Though rare, it is possible for Med Pay to follow the automobile. As an example, if those riding in a vehicle are involved in an accident and lack coverage, Med Pay coverage can kick in to cover the costs related to their injuries.
Auto insurers define permissive drivers as those who are not a family member and not listed on the auto insurance policy. Such an individual is usually covered in most states yet the extent of coverage differs by each unique policy. As long as you provide the individual with permission to drive the vehicle, he or she will be covered by your insurance as opposed to his or her own policy. This driver’s insurance might apply in the event that damages exceed those of your coverage limits.
If the damages are beyond your insurance coverage maximum and the other driver does not have his own insurance, you might be legally liable for the difference. This is precisely why you should think twice before lending your vehicle to anyone. If he or she is careless, you might end up paying higher monthly auto insurance premiums to compensate for a mistake you did not make.

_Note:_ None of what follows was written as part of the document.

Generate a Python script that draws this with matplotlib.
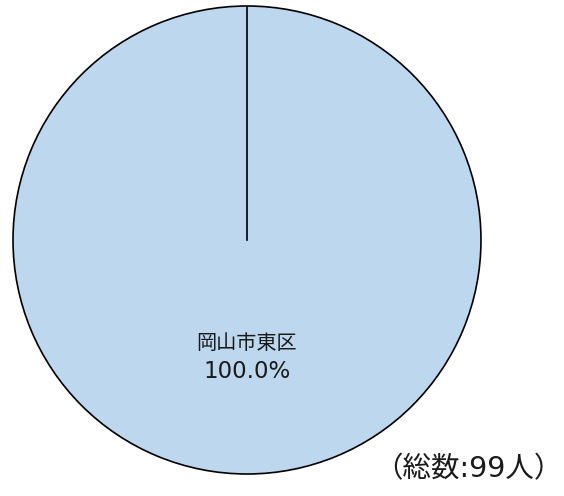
import matplotlib
matplotlib.use("Agg")
import matplotlib.pyplot as plt
import numpy as np

plt.rcParams['font.family'] = ['DejaVu Sans', 'Noto Sans CJK JP']

categories = ["岡山市東区"]
values = [99]
total_label = "（総数:99人）"
colors = ["#BDD7EE"]

fig = plt.figure(figsize=(5.64, 4.96), dpi=100)
cx, cy, r = 247, 240, 234
W, H = 564, 496
ax = fig.add_axes([(cx - r) / W, (H - cy - r) / H, 2 * r / W, 2 * r / H])
ax.set_aspect('equal')

start = 90
wedges, texts, autotexts = ax.pie(
    values, labels=categories, colors=colors, startangle=start, counterclock=False,
    radius=1.0, labeldistance=0.44, pctdistance=0.56,
    autopct=lambda p: f"{p:.1f}%",
    wedgeprops=dict(edgecolor="black", linewidth=1.2),
    textprops=dict(color="#1a1a1a"),
)
# radial boundary line at the start angle (matplotlib omits it for a full wedge)
if len(values) == 1:
    a = np.deg2rad(start)
    ax.plot([0, np.cos(a)], [0, np.sin(a)], color="black", linewidth=1.2, zorder=3)

for t in texts:
    t.set_ha('center'); t.set_va('center'); t.set_fontsize(14.5)
    t.set_family(['Noto Sans CJK JP', 'DejaVu Sans'])
for t in autotexts:
    t.set_ha('center'); t.set_va('center'); t.set_fontsize(16.5)
ax.set_xlim(-1, 1)
ax.set_ylim(-1, 1)
ax.axis('off')

fig.text(468 / W, 1 - 469 / H, total_label, ha='center', va='center', fontsize=20.5,
         color="#1a1a1a")

fig.savefig("out.png", dpi=100)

What About Non-Permitted Drivers?
Those who take an automobile without the owner’s permission are referred to as non-permitted drivers. Damages stemming from an accident in which a non-permitted driver was behind the wheel are not covered by the owner’s auto insurance policy. The challenge lies in proving the individual in question was not permitted to operate the vehicle. Unfortunately, if the driver behind the wheel lacks insurance, it will be difficult to recoup damages.